▶ **What the task asks**:
Copy nothing but the part that opens with the line containing "Recreate this image" and closes with the line containing "1, 2, 2, 2, 2]". Do not include pictures.

═════ The input

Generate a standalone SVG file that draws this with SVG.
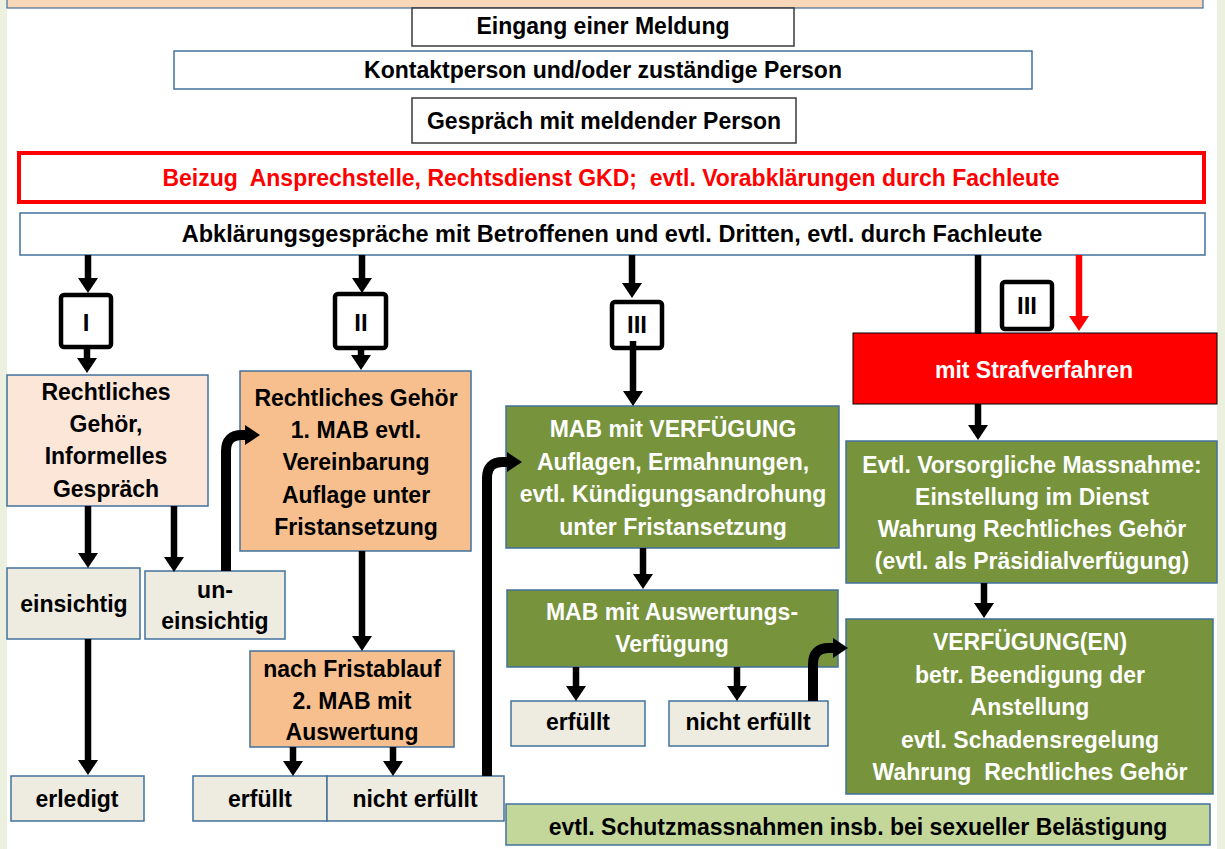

══════════
═════ The input

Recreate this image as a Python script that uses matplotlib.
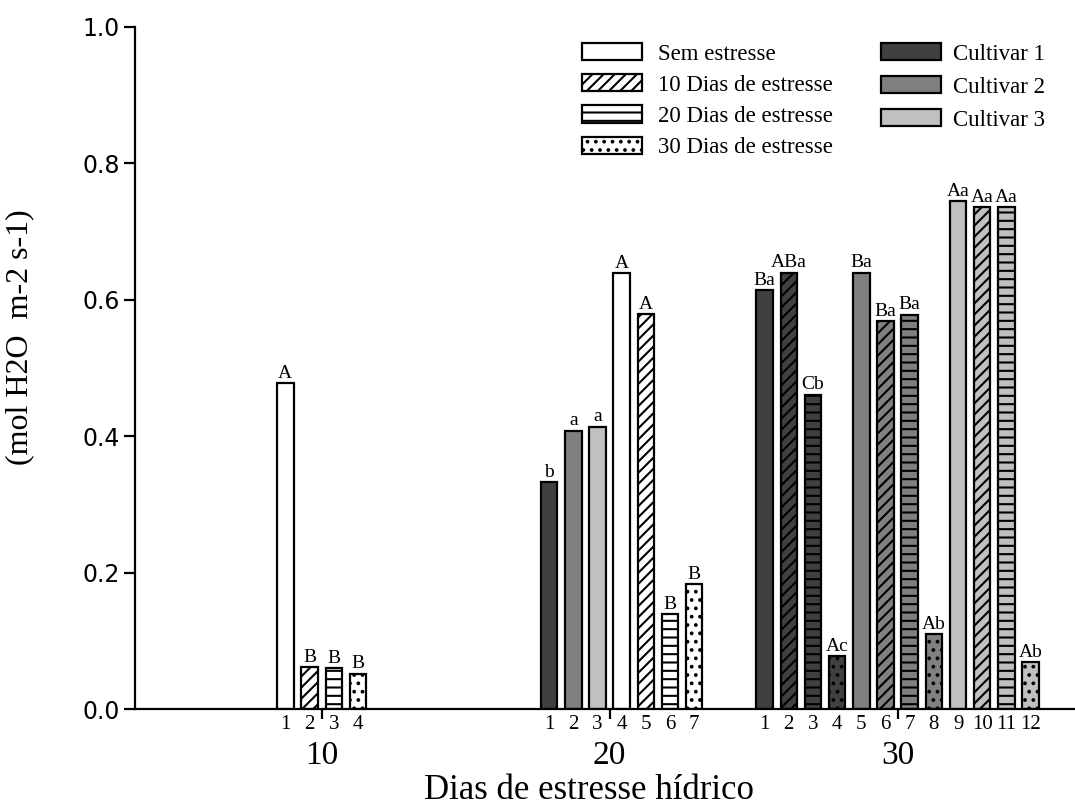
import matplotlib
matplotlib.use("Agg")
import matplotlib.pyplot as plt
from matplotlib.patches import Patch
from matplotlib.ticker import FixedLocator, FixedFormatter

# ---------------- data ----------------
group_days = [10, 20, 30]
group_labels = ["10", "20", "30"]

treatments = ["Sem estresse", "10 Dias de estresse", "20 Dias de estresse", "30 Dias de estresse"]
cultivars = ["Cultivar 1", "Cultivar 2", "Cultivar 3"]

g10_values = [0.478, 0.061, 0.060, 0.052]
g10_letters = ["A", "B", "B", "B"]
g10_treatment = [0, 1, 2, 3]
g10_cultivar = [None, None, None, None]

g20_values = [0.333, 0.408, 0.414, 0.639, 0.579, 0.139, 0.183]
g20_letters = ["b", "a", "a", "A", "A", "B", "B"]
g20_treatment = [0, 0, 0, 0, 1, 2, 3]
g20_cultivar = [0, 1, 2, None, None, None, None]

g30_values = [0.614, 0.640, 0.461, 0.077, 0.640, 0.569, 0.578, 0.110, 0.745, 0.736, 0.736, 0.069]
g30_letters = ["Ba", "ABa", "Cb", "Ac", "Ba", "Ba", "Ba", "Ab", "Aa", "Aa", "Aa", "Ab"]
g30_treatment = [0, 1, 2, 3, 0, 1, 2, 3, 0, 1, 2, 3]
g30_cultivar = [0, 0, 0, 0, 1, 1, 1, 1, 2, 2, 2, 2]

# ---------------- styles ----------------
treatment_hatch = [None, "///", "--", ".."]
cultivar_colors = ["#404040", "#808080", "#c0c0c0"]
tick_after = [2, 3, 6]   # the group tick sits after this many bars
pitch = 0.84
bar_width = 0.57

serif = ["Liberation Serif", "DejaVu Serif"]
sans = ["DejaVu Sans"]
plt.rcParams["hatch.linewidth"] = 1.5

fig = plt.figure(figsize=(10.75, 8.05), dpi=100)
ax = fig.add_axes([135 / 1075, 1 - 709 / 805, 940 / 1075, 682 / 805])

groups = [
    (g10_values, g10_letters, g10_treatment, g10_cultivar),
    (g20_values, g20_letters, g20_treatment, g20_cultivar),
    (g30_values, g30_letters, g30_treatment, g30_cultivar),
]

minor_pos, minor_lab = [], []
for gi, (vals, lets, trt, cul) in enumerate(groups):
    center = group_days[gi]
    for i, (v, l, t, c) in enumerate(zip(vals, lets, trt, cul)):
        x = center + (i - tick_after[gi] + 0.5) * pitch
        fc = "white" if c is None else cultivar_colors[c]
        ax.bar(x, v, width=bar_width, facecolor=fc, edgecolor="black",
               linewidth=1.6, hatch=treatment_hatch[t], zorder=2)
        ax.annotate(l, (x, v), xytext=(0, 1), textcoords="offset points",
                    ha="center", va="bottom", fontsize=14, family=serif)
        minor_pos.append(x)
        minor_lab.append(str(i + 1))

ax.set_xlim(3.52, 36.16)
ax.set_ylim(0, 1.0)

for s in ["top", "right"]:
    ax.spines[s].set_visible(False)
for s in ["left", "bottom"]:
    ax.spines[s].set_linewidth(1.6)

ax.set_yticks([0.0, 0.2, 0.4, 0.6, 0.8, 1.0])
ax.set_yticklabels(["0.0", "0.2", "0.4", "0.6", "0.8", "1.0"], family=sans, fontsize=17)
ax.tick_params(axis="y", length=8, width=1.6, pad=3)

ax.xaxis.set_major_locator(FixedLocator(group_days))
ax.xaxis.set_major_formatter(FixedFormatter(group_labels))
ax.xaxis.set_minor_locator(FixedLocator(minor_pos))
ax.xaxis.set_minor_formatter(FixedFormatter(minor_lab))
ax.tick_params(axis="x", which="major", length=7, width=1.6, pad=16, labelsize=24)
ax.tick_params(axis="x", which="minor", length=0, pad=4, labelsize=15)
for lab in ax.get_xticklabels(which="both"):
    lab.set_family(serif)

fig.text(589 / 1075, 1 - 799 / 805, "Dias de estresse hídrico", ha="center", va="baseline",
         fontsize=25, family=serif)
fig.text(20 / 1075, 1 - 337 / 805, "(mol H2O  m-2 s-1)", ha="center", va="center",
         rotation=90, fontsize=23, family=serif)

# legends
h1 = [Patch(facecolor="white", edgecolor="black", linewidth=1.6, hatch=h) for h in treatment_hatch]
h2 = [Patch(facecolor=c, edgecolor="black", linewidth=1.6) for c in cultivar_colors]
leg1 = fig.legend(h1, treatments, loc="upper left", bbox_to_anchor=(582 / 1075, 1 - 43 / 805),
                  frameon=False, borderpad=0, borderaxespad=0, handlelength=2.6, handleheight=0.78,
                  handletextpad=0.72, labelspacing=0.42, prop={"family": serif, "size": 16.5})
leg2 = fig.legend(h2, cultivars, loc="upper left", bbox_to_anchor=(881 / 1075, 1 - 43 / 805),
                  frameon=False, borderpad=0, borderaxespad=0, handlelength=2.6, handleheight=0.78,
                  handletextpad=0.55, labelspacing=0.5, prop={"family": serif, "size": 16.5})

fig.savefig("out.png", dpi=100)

══════════
═════ The input

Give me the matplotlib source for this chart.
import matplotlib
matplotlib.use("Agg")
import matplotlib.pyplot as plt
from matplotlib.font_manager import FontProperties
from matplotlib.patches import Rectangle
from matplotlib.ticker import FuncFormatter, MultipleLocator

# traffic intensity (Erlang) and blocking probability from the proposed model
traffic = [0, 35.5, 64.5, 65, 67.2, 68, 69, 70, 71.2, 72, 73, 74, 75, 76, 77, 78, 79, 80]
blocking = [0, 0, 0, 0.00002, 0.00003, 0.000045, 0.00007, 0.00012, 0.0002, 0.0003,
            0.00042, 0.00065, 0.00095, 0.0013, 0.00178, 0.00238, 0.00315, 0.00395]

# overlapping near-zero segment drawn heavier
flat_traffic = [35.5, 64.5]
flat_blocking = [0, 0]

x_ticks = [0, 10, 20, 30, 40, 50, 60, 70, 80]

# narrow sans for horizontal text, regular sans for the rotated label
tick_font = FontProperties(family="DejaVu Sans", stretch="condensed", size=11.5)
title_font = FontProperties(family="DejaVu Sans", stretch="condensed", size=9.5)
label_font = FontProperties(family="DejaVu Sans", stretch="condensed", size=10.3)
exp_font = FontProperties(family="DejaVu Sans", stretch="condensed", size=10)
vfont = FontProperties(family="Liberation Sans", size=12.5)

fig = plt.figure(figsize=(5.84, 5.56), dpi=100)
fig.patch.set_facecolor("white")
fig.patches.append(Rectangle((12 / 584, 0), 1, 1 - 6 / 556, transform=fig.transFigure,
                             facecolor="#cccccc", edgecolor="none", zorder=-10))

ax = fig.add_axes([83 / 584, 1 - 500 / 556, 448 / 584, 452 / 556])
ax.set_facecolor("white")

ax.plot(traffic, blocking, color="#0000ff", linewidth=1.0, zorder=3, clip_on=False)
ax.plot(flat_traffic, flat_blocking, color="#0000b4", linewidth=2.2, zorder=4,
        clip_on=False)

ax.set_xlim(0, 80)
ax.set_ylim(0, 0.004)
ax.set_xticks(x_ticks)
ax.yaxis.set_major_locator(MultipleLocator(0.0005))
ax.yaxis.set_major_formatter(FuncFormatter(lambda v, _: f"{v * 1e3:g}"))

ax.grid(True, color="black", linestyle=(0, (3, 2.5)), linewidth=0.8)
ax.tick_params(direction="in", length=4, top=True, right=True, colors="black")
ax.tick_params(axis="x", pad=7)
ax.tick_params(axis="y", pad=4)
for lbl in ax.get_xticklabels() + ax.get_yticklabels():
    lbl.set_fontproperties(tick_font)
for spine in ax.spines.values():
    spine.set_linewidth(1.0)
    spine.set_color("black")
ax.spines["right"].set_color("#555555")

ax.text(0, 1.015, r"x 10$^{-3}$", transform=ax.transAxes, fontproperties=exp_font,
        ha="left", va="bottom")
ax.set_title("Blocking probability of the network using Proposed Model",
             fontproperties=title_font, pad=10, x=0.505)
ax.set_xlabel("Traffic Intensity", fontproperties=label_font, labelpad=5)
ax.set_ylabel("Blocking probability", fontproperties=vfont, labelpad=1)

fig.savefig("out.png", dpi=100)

══════════

▶ **Task output**:
Recreate this image as a Python script that uses matplotlib.
import matplotlib
matplotlib.use("Agg")
import matplotlib.pyplot as plt
from matplotlib.patches import Patch
from matplotlib.ticker import FixedLocator, FixedFormatter

# ---------------- data ----------------
group_days = [10, 20, 30]
group_labels = ["10", "20", "30"]

treatments = ["Sem estresse", "10 Dias de estresse", "20 Dias de estresse", "30 Dias de estresse"]
cultivars = ["Cultivar 1", "Cultivar 2", "Cultivar 3"]

g10_values = [0.478, 0.061, 0.060, 0.052]
g10_letters = ["A", "B", "B", "B"]
g10_treatment = [0, 1, 2, 3]
g10_cultivar = [None, None, None, None]

g20_values = [0.333, 0.408, 0.414, 0.639, 0.579, 0.139, 0.183]
g20_letters = ["b", "a", "a", "A", "A", "B", "B"]
g20_treatment = [0, 0, 0, 0, 1, 2, 3]
g20_cultivar = [0, 1, 2, None, None, None, None]

g30_values = [0.614, 0.640, 0.461, 0.077, 0.640, 0.569, 0.578, 0.110, 0.745, 0.736, 0.736, 0.069]
g30_letters = ["Ba", "ABa", "Cb", "Ac", "Ba", "Ba", "Ba", "Ab", "Aa", "Aa", "Aa", "Ab"]
g30_treatment = [0, 1, 2, 3, 0, 1, 2, 3, 0, 1, 2, 3]
g30_cultivar = [0, 0, 0, 0, 1, 1, 1, 1, 2, 2, 2, 2]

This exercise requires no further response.